Snow Day Stew with Lamb and Lentils

We have no kitchen counters. In fact, our refrigerator, and cabinets are in the middle of the room – so we don’t even have any floor. And it’s a big ol’ snowy mess going on outside. However, we do have some nice local lamb stew meat, some lentils and some homemade bacon. (I’ve been told that everything is better with bacon.) Looks like it’s time to make some one pot, one cutting board stew. Yeah, that’ll work.

Lamb & Lentil Stew

1/2 lb bacon, sliced
1 onion, chopped
1lb lamb chunks
4 – 5c beef broth
3c red wine
4 garlic cloves, pressed through a garlic press
4 small potatoes, cut into bite sized chunks
couple-few carrots, sliced into rounds
2 T flour
1 T Spike
salt & pepper to taste
2c lentils, cooked

chives & sour cream (optional)

In a large soup pan, cook bacon over medium-high heat until almost cooked through. Reserve 2 T of bacon fat and set aside. Throw onions into the bacon and cook until tender. Add in lamb and brown outsides. Deglaze pan with a bit of the beef broth. Add in the rest of the beef broth and 2c of the wine. Bring to a boil. Add in garlic and reduce to a simmer. Cover and simmer for 40 minutes or so. Add in the potatoes, cover and simmer until they’re tender. Add in carrots. (You can also add them in last if you like crunchy carrots in your stew.) In another pan, heat bacon fat until bubbling and add in flour. Brown over medium- high heat and add in wine. Stir until pasty. Stir into stew. Add in lentils and spices. Remove from heat. Garnish with the rest of the wine, chives and sour cream.




6 thoughts on “Snow Day Stew with Lamb and Lentils

  1. Hi! I found your blog a couple of days ago while wasting time at work (don’t remember where I linked from) and bookmarked it for the snickerdoodle recipe.

    But THIS looks fabulous. I’m going to try it tomorrow but with some venison stew meat I have thawed.

    I know it will make it a totally different recipe, but I think it may still be quite delicious.

    But, what is “Spike” and where do I find it? Does Penzey’s have it?

    (Asking a little sheepishly because I think I’m a pretty good/experienced cook, but I’ve never heard of this one.)


  2. Lydia – Thank you so much. My own boy looked at that picture and said, “You shoot soup in the exactly the same way every time now, don’t you?” Oh well, soup is soup. It pretty much just sits there!

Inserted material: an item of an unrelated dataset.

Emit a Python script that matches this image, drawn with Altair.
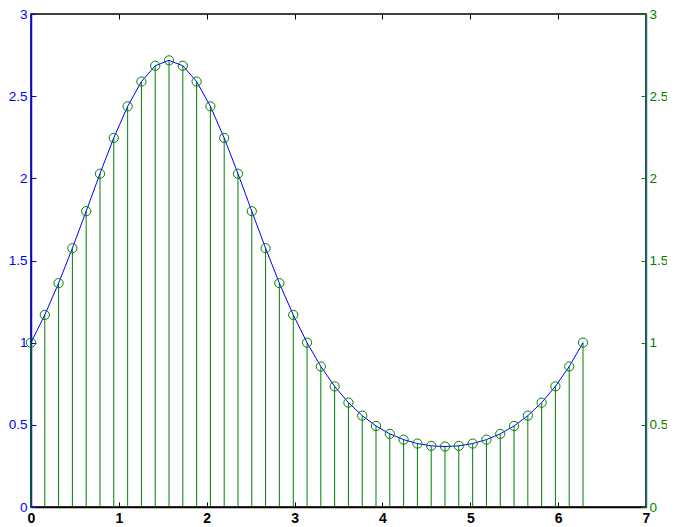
import altair as alt
import pandas as pd

# sample positions (x) and values
x_vals = [0.000, 0.157, 0.314, 0.471, 0.628, 0.785, 0.942, 1.100, 1.257, 1.414,
          1.571, 1.728, 1.885, 2.042, 2.199, 2.356, 2.513, 2.670, 2.827, 2.985,
          3.142, 3.299, 3.456, 3.613, 3.770, 3.927, 4.084, 4.241, 4.398, 4.555,
          4.712, 4.869, 5.027, 5.184, 5.341, 5.498, 5.655, 5.812, 5.969, 6.126,
          6.283]
y_vals = [1.000, 1.169, 1.362, 1.575, 1.800, 2.028, 2.246, 2.438, 2.589, 2.685,
          2.718, 2.685, 2.589, 2.438, 2.246, 2.028, 1.800, 1.575, 1.362, 1.169,
          1.000, 0.855, 0.734, 0.635, 0.556, 0.493, 0.445, 0.410, 0.386, 0.372,
          0.368, 0.372, 0.386, 0.410, 0.445, 0.493, 0.556, 0.635, 0.734, 0.855,
          1.000]
x_ticks = [0, 1, 2, 3, 4, 5, 6, 7]
y_ticks = [0, 0.5, 1, 1.5, 2, 2.5, 3]

df = pd.DataFrame({"x": x_vals, "y": y_vals})

FONT = "Liberation Sans"
BLUE = "#0000ff"
GREEN = "#008000"
TEAL = "#1a6b80"


def xs():
    return alt.Scale(domain=[0, 7], nice=False, zero=False)


def ys():
    return alt.Scale(domain=[0, 3], nice=False, zero=False)


common = dict(grid=False, title=None, labelFlush=False, labelOverlap=False)

ax_bottom = alt.Axis(orient="bottom", values=x_ticks, ticks=False, domain=True,
                     domainColor="black", domainWidth=1.5, labelColor="black",
                     labelFontWeight="bold", labelFont=FONT, labelFontSize=14,
                     labelPadding=4, format="d", **common)
ax_bottom_ticks = alt.Axis(orient="bottom", values=x_ticks, offset=-5, ticks=True,
                           tickSize=5, tickColor="black", domain=False, labels=False,
                           **common)
ax_top_ticks = alt.Axis(orient="top", values=x_ticks, offset=-5, ticks=True,
                        tickSize=5, tickColor="black", domain=False, labels=False,
                        **common)
ax_left = alt.Axis(orient="left", values=y_ticks, ticks=False, domain=True,
                   domainColor=BLUE, domainWidth=1.5, labelColor=BLUE, labelFont=FONT,
                   labelFontSize=13.5, labelPadding=4, format="~g", **common)
ax_left_ticks = alt.Axis(orient="left", values=y_ticks, offset=-5, ticks=True,
                         tickSize=5, tickColor=BLUE, domain=False, labels=False,
                         **common)
ax_right = alt.Axis(orient="right", values=y_ticks, ticks=False, domain=True,
                    domainColor=TEAL, domainWidth=1.5, labelColor=GREEN, labelFont=FONT,
                    labelFontSize=13.5, labelPadding=3, format="~g", **common)
ax_right_ticks = alt.Axis(orient="right", values=y_ticks, offset=-5, ticks=True,
                          tickSize=5, tickColor=GREEN, domain=False, labels=False,
                          **common)

base = alt.Chart(df)

stems = base.mark_rule(color=GREEN, strokeWidth=1).encode(
    x=alt.X("x:Q", scale=xs(), axis=ax_bottom_ticks),
    y=alt.Y("y:Q", scale=ys(), axis=ax_right),
    y2=alt.datum(0),
)

line = base.mark_line(color=BLUE, strokeWidth=1).encode(
    x=alt.X("x:Q", scale=xs(), axis=ax_bottom),
    y=alt.Y("y:Q", scale=ys(), axis=ax_left),
)

circles = base.mark_point(shape="circle", filled=False, color=GREEN, size=85,
                          strokeWidth=1, opacity=1).encode(
    x=alt.X("x:Q", scale=xs(), axis=ax_top_ticks),
    y=alt.Y("y:Q", scale=ys(), axis=ax_left_ticks),
)

ghost = base.mark_point(opacity=0).encode(
    x=alt.X("x:Q", scale=xs(), axis=None),
    y=alt.Y("y:Q", scale=ys(), axis=ax_right_ticks),
)

chart = alt.layer(stems, line, circles, ghost).resolve_scale(
    x="independent", y="independent"
).properties(
    width=615,
    height=493,
    background="white",
    autosize=alt.AutoSizeParams(type="none"),
    padding={"left": 23, "top": 6, "right": 21, "bottom": 20},
).configure_view(stroke="black", strokeWidth=1.5)

chart.save("out.html", embed_options={"renderer": "svg", "actions": False})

    notfainthearted – Spike. I have no idea how we started using the stuff – so when you asked the question I looked it up; It’s basically just a spice mixture with garlic and veggie flavors. It seems that it’s made by some kooky nutrition guru. Who knew. Anyway, if it exists in your neck of the woods you can find it in your local grocery store in the spice aisle with things like Accent and Old Bay seasonings.

    (And I think venison will be great!)

  3. found the Spike at Cub, just where you said it would be. Just have never seen it before!

    You were right, it turned out GREAT with the venison. DS1 had seconds and DS2 waited to go sliding so he could eat.

    I have a feeling it will be in the regular rotation for a while.

    If I didn’t need a nap just now, I’d try the snickerdoodles today 😉


  4. Not a bad idea for a recipe, but I can’t find when the lentils are supposed to come… Besides they should cook with the stew, not be added pre-cooked, in my opinion.

    This type of recipe also works very well with celery , tomatoes and mushrooms. I would replace Spike with some fresh thyme and coriander seeds too.

    Good food’s good!

  5. notfainthearted – excellent! I’m so glad to hear it.

    Antoine – Thanks, I think.

    I chose not to cook the lentils in the stew so that they wouldn’t pick up the broth flavor and would just taste like lentils. I chose to cook the potatoes in the stew so that they would pick up the broth flavor. It was a matter of creating contrasts in the stew. It’s the same reason I didn’t really cook the carrots.

    I added in spike to round out the flavors, not to add extra flavor. Replacing it with thyme and coriander would not have worked for what I was doing. But, stew is stew. You can do almost anything and have it turn out.